**Set task**
Using the material below, repeat exactly the lines from the one with "Reproduce this chart with matplotlib." through the one with "1-568/609, (617-101)/635, (568-43)/609])", ends included, without any images.

====== Records shown ======

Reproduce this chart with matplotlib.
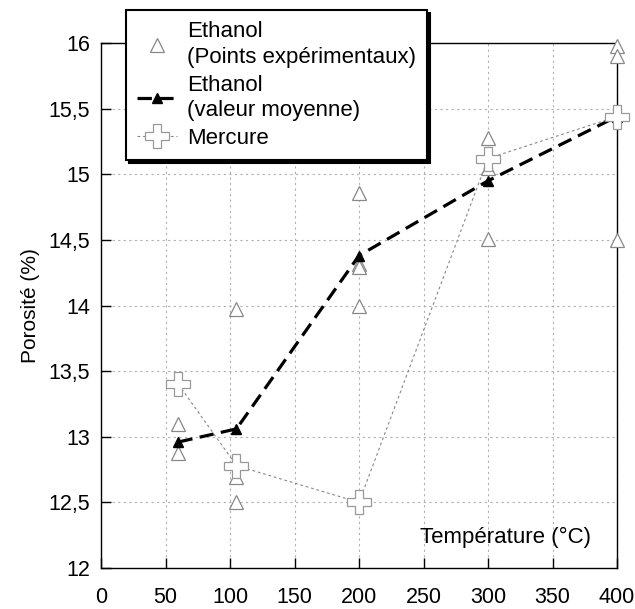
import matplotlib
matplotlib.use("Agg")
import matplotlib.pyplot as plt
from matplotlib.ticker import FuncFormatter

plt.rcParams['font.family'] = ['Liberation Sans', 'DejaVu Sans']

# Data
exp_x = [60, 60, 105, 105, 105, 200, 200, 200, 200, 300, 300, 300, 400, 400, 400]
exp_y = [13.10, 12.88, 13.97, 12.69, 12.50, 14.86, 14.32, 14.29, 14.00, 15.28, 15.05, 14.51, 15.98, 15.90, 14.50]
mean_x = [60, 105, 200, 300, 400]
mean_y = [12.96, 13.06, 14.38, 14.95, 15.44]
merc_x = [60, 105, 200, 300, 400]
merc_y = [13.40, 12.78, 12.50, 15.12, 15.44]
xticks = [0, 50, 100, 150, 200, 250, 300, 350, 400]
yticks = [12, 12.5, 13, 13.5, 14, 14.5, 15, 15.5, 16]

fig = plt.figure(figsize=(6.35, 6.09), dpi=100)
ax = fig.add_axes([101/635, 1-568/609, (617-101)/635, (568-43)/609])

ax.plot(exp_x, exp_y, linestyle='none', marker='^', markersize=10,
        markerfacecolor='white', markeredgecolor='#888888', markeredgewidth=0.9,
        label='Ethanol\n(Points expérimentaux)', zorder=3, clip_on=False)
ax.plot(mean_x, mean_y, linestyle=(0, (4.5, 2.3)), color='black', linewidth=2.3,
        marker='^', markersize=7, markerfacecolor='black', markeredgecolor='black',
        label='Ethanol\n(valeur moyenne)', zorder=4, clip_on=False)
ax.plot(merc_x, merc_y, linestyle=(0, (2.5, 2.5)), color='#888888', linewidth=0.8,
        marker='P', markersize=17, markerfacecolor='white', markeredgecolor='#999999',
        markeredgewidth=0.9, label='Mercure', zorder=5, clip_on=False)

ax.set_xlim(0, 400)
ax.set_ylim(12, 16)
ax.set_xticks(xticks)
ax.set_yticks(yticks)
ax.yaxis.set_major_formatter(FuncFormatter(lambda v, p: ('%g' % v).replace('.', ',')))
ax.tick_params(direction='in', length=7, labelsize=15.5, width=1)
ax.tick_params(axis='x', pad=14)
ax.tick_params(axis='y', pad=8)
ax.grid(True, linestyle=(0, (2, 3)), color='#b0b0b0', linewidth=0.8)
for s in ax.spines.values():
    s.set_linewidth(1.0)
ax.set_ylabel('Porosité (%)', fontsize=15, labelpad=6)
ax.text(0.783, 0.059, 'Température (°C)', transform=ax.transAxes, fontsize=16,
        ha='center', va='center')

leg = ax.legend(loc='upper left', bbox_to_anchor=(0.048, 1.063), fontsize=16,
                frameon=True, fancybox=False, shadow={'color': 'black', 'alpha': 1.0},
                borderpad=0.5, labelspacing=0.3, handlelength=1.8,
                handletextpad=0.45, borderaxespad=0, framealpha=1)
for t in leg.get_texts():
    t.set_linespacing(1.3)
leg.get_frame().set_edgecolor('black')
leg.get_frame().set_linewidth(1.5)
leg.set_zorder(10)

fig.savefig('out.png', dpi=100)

======
====== Records shown ======

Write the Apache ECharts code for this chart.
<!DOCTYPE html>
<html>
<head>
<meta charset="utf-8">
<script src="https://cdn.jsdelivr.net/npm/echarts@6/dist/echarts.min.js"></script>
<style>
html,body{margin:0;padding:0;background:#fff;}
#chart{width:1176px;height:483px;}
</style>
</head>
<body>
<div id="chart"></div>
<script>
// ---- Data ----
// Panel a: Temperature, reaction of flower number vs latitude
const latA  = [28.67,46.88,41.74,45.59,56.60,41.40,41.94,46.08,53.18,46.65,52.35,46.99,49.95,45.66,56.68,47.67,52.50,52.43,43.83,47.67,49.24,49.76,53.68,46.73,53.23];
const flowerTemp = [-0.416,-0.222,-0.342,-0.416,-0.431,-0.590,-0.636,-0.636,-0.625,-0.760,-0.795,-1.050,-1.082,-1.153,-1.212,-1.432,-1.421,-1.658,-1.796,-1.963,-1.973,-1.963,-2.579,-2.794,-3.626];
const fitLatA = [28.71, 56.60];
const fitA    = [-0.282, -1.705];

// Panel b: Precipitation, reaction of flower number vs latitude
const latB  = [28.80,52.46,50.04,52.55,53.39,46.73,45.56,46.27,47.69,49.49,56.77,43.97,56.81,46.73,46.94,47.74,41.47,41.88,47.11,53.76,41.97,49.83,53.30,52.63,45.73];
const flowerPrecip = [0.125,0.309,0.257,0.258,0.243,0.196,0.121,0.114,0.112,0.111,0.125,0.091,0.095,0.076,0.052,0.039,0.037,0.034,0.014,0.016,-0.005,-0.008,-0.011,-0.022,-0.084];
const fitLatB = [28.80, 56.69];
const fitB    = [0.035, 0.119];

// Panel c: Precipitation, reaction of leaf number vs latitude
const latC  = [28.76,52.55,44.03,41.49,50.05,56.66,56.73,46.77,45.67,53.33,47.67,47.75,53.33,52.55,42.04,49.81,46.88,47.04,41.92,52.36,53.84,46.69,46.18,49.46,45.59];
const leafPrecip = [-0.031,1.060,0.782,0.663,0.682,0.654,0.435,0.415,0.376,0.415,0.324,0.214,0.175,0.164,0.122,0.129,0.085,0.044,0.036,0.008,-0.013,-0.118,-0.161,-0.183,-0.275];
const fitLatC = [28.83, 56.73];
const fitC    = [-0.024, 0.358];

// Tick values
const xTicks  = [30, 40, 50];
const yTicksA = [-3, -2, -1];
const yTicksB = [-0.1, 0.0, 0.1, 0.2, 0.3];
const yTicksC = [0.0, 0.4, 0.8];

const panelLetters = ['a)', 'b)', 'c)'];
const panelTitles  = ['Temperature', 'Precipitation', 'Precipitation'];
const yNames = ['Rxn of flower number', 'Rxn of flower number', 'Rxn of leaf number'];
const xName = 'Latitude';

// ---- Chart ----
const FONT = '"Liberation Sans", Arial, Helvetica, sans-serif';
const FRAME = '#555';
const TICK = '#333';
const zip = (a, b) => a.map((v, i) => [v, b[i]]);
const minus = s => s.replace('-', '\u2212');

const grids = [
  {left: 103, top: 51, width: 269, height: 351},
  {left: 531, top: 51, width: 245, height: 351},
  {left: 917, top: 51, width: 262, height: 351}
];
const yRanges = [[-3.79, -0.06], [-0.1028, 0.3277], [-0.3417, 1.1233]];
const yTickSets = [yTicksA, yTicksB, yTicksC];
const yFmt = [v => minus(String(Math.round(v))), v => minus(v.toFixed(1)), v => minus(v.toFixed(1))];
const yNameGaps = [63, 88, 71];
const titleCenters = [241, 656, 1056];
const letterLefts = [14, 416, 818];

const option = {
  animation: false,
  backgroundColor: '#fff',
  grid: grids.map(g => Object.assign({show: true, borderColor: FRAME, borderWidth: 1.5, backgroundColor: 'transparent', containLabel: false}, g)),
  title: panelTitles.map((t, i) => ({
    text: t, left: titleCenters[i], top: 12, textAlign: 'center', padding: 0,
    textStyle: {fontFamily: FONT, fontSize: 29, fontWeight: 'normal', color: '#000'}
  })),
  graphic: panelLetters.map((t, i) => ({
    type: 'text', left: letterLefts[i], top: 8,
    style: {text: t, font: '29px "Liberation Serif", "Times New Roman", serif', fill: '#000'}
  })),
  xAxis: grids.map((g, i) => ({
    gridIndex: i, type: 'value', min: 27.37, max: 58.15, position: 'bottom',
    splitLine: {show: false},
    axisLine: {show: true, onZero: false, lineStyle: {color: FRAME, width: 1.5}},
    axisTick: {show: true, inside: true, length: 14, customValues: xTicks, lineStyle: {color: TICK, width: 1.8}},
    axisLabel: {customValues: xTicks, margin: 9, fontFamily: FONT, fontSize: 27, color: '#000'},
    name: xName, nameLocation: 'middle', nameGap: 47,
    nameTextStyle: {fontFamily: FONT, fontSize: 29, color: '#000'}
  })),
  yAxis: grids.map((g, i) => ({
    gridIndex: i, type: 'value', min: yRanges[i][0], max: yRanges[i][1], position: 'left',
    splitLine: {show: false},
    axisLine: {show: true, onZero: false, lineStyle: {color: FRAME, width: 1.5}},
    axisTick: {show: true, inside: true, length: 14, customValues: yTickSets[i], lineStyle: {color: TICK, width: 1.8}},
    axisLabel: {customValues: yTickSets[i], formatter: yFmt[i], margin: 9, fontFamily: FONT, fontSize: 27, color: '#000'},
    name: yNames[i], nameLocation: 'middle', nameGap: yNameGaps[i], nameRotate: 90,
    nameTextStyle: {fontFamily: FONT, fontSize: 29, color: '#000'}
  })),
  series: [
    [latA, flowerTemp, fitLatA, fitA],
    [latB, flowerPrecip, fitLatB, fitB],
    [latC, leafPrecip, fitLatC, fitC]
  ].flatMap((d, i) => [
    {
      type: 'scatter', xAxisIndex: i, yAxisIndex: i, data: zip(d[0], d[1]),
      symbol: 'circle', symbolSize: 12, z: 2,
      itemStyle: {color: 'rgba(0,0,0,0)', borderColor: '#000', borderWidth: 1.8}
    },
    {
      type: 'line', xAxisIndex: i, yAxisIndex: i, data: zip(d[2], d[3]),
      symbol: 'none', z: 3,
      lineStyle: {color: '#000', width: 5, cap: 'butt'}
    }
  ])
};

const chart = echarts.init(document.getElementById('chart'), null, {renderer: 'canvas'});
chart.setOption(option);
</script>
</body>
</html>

======

**Completed exercise**
Reproduce this chart with matplotlib.
import matplotlib
matplotlib.use("Agg")
import matplotlib.pyplot as plt
from matplotlib.ticker import FuncFormatter

plt.rcParams['font.family'] = ['Liberation Sans', 'DejaVu Sans']

# Data
exp_x = [60, 60, 105, 105, 105, 200, 200, 200, 200, 300, 300, 300, 400, 400, 400]
exp_y = [13.10, 12.88, 13.97, 12.69, 12.50, 14.86, 14.32, 14.29, 14.00, 15.28, 15.05, 14.51, 15.98, 15.90, 14.50]
mean_x = [60, 105, 200, 300, 400]
mean_y = [12.96, 13.06, 14.38, 14.95, 15.44]
merc_x = [60, 105, 200, 300, 400]
merc_y = [13.40, 12.78, 12.50, 15.12, 15.44]
xticks = [0, 50, 100, 150, 200, 250, 300, 350, 400]
yticks = [12, 12.5, 13, 13.5, 14, 14.5, 15, 15.5, 16]

fig = plt.figure(figsize=(6.35, 6.09), dpi=100)
ax = fig.add_axes([101/635, 1-568/609, (617-101)/635, (568-43)/609])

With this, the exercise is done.